Almost Two-thirds of Boris Johnson’s Cabinet Attended Private Schools

London: Almost two-thirds (64 per cent) of Boris Johnson’s cabinet received a private education, according to analysis by the Sutton Trust, while 27 per cent went to a comprehensive, and 9 per cent attended a grammar school.

This proportion of alumni of independent schools is more than twice that of Theresa May’s 2016 cabinet (30 per cent), slightly more than Cameron’s 2015 cabinet (50 per cent) and similar to the 2010 coalition cabinet (62 per cent).

This means that cabinet ministers are nine times more likely to have gone to a fee-paying school for all or part of their secondary education than the general population, of which 7 per cent went to private schools.

However, the Chancellor, Foreign Secretary, Home Secretary and the new Education Secretary were among those educated at state schools.

The proportion of independently educated ministers attending Cabinet is less than earlier cabinets under Conservative Prime Ministers, John Major (71 per cent in 1992) and Margaret Thatcher (91 per cent in 1979). Tony Blair and Gordon Brown both had 32 per cent of those attending cabinet privately educated, while 25 per cent of Clement Attlee’s first cabinet had been privately educated.

Of the 33 ministers attending Boris Johnson’s new cabinet, 45 per cent went to Oxford or Cambridge universities. This compares with 31 per cent of all Conservative MPs, 20 per cent of Labour MPs and 24 per cent of all MPs. A further 24 per cent of Johnson’s cabinet were educated at other Russell Group universities (excluding Oxbridge).

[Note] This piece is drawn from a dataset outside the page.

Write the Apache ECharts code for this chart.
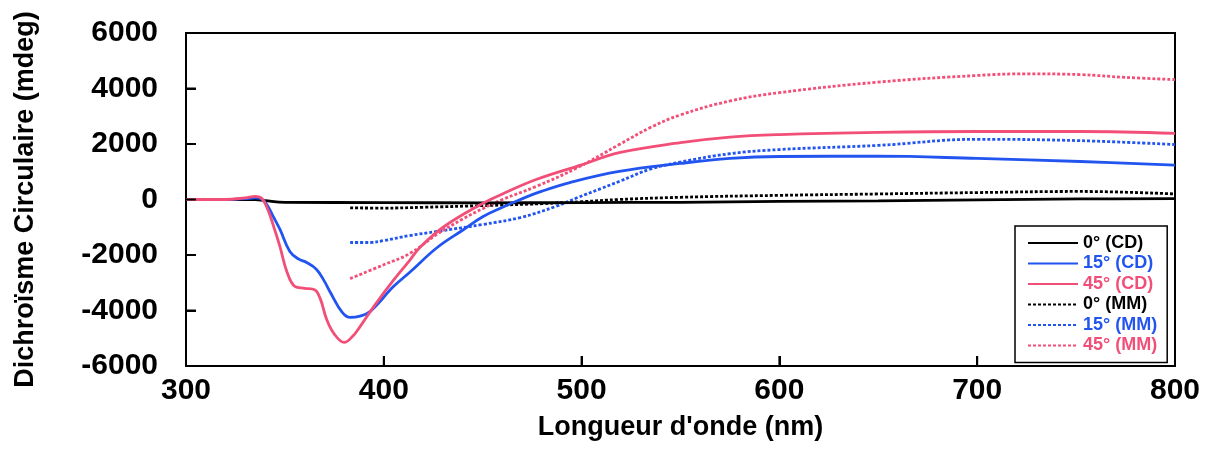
<!DOCTYPE html>
<html>
<head>
<meta charset="utf-8">
<script src="https://cdn.jsdelivr.net/npm/echarts@6/dist/echarts.min.js"></script>
<style>
html,body{margin:0;padding:0;background:#fff;}
#chart{width:1215px;height:449px;}
</style>
</head>
<body>
<div id="chart"></div>
<script>
// Wavelengths (nm) and values (mdeg)
const cd0X = [300, 335, 340, 350, 400, 450, 500, 550, 600, 650, 700, 752, 800];
const cd0Y = [0, 0, -40, -100, -110, -120, -110, -100, -70, -50, -10, 20, 30];

const cd15X = [300, 320, 330, 335, 338, 341, 344, 347.5, 352.5, 357, 361, 366, 370, 373, 379, 383, 388, 393, 405, 413, 427, 440, 450, 460, 469, 480, 494, 519, 550, 575, 600, 650, 700, 752, 800];
const cd15Y = [0, 0, 30, 60, 30, -200, -600, -1080, -1870, -2150, -2270, -2520, -2950, -3350, -4070, -4250, -4200, -4040, -3130, -2630, -1730, -1100, -620, -280, 0, 300, 610, 1010, 1300, 1480, 1550, 1560, 1480, 1370, 1240];

const cd45X = [300, 320, 330, 335, 338, 341, 344, 347.5, 351, 355, 360, 365, 368, 371, 375, 380, 384, 388, 395, 405, 413, 418, 430, 449, 460, 477, 500, 519, 550, 575, 600, 650, 700, 752, 800];
const cd45Y = [0, 0, 60, 110, 60, -300, -900, -1700, -2600, -3130, -3200, -3250, -3600, -4300, -4850, -5150, -4950, -4580, -3850, -2900, -2200, -1750, -1000, -180, 200, 720, 1250, 1690, 2050, 2250, 2340, 2420, 2450, 2450, 2380];

const mm0X = [383, 400, 420, 450, 480, 500, 519, 550, 600, 650, 700, 752, 800];
const mm0Y = [-300, -310, -280, -220, -150, -80, 0, 80, 150, 200, 250, 290, 200];

const mm15X = [383, 393, 400, 413, 427, 450, 469, 487, 498, 510, 519, 535, 550, 575, 600, 650, 700, 752, 800];
const mm15Y = [-1550, -1550, -1480, -1300, -1150, -900, -650, -250, 70, 400, 650, 1100, 1350, 1650, 1800, 1950, 2170, 2120, 1980];

const mm45X = [383, 400, 413, 427, 440, 450, 460, 477, 498, 519, 535, 550, 575, 600, 650, 700, 725, 752, 775, 800];
const mm45Y = [-2850, -2350, -1950, -1250, -700, -330, 0, 470, 1150, 1980, 2600, 3050, 3550, 3850, 4230, 4470, 4530, 4500, 4400, 4320];

const seriesNames = ['0° (CD)', '15° (CD)', '45° (CD)', '0° (MM)', '15° (MM)', '45° (MM)'];
const xTicks = [300, 400, 500, 600, 700, 800];
const yTicks = [-6000, -4000, -2000, 0, 2000, 4000, 6000];

const BLACK = '#000000', BLUE = '#2255f0', PINK = '#f24f78';
const colors = [BLACK, BLUE, PINK, BLACK, BLUE, PINK];
const xs = [cd0X, cd15X, cd45X, mm0X, mm15X, mm45X];
const ys = [cd0Y, cd15Y, cd45Y, mm0Y, mm15Y, mm45Y];

const zip = (a, b) => a.map((v, i) => [v, b[i]]);
const FONT = '"Liberation Sans", Arial, sans-serif';
const X_MIN = xTicks[0], X_MAX = xTicks[xTicks.length - 1];
const Y_MIN = yTicks[0], Y_MAX = yTicks[yTicks.length - 1];
// tick lengths expressed in axis units (about 10 px each)
const X_TICK_LEN = 360;   // mdeg, for the ticks on the bottom axis
const Y_TICK_LEN = 5;     // nm, for the ticks on the left axis

const series = seriesNames.map((name, i) => ({
  name: name,
  type: 'line',
  data: zip(xs[i], ys[i]),
  smooth: 0.4,
  symbol: 'none',
  showSymbol: false,
  z: i < 3 ? 3 : 2,
  lineStyle: {
    color: colors[i],
    width: 2.8,
    type: i < 3 ? 'solid' : [3, 2]
  },
  itemStyle: { color: colors[i] }
}));

// inward tick marks as broken line segments, one per tick value
const tickData = [];
xTicks.slice(1, -1).forEach(v => {
  tickData.push([v, Y_MIN], [v, Y_MIN + X_TICK_LEN], ['-', '-']);
});
yTicks.slice(1, -1).forEach(v => {
  tickData.push([X_MIN, v], [X_MIN + Y_TICK_LEN, v], ['-', '-']);
});
series.push({
  name: 'ticks',
  type: 'line',
  data: tickData,
  connectNulls: false,
  symbol: 'none',
  showSymbol: false,
  silent: true,
  z: 6,
  lineStyle: { color: '#000', width: 2 },
  itemStyle: { color: '#000' }
});

const lineSt = { color: '#000', width: 2 };
const labelSt = { fontFamily: FONT, fontSize: 30, fontWeight: 'bold', color: '#000' };
const nameSt = { fontFamily: FONT, fontSize: 27, fontWeight: 'bold', color: '#000' };

const chart = echarts.init(document.getElementById('chart'), null, { renderer: 'canvas' });
chart.setOption({
  animation: false,
  backgroundColor: '#fff',
  tooltip: { show: false },
  grid: { left: 186, right: 40, top: 33, bottom: 83, show: true, borderColor: '#000', borderWidth: 2 },
  xAxis: {
    type: 'value', position: 'bottom',
    min: X_MIN, max: X_MAX, interval: 100,
    name: "Longueur d'onde (nm)",
    nameLocation: 'middle', nameGap: 48, nameTextStyle: nameSt,
    axisLine: { show: true, onZero: false, lineStyle: lineSt },
    axisTick: { show: true, inside: true, length: 10, lineStyle: lineSt },
    axisLabel: Object.assign({ margin: 10, formatter: v => String(v) }, labelSt),
    splitLine: { show: false }
  },
  yAxis: {
    type: 'value', position: 'left',
    min: Y_MIN, max: Y_MAX, interval: 2000,
    name: 'Dichroïsme Circulaire (mdeg)',
    nameLocation: 'middle', nameGap: 147, nameTextStyle: nameSt,
    axisLine: { show: true, onZero: false, lineStyle: lineSt },
    axisTick: { show: true, inside: true, length: 10, lineStyle: lineSt },
    axisLabel: Object.assign({ margin: 28, formatter: v => String(v) }, labelSt),
    splitLine: { show: false }
  },
  legend: {
    orient: 'vertical',
    left: 1015, top: 226,
    padding: [7, 10, 7, 12],
    backgroundColor: '#fff',
    borderColor: '#000', borderWidth: 1.5,
    itemWidth: 50, itemHeight: 14, itemGap: 0.5,
    itemStyle: { opacity: 0 },
    textStyle: { fontFamily: FONT, fontSize: 18, fontWeight: 'bold', lineHeight: 20 },
    data: seriesNames.map((n, i) => ({ name: n, textStyle: { color: colors[i] } }))
  },
  series: series
});
</script>
</body>
</html>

Boris Johnson continues the academic dynasty at Number 10 that stretches back to before the start of World War Two: except for Gordon Brown, every Prime Minister since 1937 who attended university was educated at one institution – Oxford.

Last month Elitist Britain – a major piece of research surveying the education backgrounds of over 5,000 of Britain’s leading people – showed that 29 per cent of current MPs in the House of Commons come from a private school background. In the Conservative party, just under half (45 per cent) of MPs attended an independent school, compared to 15 per cent in the Labour party.

Sir Peter Lampl, founder and chairman of the Sutton Trust, said: “Britain is an increasingly divided society. Divided by politics, by class, by geography. Social mobility, the potential for those to achieve success regardless of their background, remains low. Addressing this must be at the heart of our new Prime Minister’s tenure in Downing Street.

“The make-up of Johnson’s cabinet underlines once again how unevenly spread the opportunities are to enter the elites. The key to improving social mobility at the top is to tackle financial barriers to entry, adopt contextual recruitment and admissions practices and, critically, to tackle social segregation in schools.”